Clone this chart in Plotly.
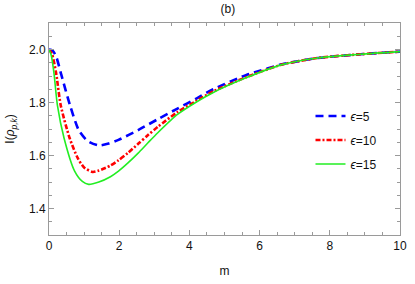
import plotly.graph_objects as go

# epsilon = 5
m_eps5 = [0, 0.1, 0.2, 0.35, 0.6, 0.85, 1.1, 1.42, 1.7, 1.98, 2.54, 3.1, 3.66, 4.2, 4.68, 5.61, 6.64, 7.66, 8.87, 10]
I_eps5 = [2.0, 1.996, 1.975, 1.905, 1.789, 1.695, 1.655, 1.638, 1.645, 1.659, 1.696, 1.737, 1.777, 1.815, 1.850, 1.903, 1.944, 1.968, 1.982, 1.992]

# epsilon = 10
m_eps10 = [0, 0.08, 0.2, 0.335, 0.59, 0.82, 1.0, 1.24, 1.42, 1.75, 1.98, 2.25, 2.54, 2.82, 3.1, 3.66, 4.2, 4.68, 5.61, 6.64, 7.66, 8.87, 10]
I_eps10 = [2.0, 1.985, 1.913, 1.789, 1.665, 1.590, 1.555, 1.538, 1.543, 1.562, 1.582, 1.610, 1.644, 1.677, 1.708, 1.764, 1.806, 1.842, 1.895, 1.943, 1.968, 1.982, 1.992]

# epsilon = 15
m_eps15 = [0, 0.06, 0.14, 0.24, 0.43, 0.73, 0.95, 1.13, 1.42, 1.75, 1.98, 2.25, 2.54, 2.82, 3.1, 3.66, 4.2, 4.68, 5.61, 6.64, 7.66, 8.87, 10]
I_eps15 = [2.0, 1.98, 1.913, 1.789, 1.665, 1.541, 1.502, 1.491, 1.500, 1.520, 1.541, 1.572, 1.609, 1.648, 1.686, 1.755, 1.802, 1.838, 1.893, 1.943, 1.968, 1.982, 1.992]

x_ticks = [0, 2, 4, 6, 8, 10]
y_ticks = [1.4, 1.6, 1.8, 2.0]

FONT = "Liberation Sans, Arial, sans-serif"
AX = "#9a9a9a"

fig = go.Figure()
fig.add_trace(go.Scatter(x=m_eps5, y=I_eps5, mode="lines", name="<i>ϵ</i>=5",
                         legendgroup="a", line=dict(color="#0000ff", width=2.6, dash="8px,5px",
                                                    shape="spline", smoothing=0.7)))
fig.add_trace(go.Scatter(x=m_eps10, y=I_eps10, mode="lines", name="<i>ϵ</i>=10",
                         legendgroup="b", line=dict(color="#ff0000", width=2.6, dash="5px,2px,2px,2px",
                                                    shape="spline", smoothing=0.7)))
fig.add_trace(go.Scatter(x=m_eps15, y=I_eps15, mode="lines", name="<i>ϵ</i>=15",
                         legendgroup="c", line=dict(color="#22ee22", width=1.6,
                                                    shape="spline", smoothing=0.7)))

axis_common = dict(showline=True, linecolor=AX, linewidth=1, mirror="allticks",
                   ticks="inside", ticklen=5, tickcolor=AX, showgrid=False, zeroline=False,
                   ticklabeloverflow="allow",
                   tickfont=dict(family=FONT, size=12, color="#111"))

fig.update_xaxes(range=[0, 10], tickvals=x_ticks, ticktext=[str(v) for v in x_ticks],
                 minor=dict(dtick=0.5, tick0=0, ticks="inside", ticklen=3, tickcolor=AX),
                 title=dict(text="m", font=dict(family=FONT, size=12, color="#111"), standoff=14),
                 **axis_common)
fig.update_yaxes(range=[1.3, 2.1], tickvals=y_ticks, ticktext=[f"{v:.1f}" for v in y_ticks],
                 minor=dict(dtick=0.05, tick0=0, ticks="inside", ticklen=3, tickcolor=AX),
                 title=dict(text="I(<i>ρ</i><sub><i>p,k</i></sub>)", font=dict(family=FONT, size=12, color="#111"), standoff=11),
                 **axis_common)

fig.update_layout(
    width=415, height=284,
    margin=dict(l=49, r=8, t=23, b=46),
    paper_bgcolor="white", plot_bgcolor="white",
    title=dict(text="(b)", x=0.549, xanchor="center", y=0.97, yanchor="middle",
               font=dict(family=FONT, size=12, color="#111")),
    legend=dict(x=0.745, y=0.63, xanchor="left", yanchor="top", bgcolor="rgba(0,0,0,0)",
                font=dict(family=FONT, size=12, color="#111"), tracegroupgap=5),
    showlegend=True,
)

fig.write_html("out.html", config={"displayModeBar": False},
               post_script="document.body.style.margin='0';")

★ ★ ★ ★ ★ ★ ★

Written instruction:
Skip the pictures and restate exactly the lines from the beginning of the listing to the line with "1.944, 1.968, 1.982, 1.992]", that line included.

Output of the exercise:
Clone this chart in Plotly.
import plotly.graph_objects as go

# epsilon = 5
m_eps5 = [0, 0.1, 0.2, 0.35, 0.6, 0.85, 1.1, 1.42, 1.7, 1.98, 2.54, 3.1, 3.66, 4.2, 4.68, 5.61, 6.64, 7.66, 8.87, 10]
I_eps5 = [2.0, 1.996, 1.975, 1.905, 1.789, 1.695, 1.655, 1.638, 1.645, 1.659, 1.696, 1.737, 1.777, 1.815, 1.850, 1.903, 1.944, 1.968, 1.982, 1.992]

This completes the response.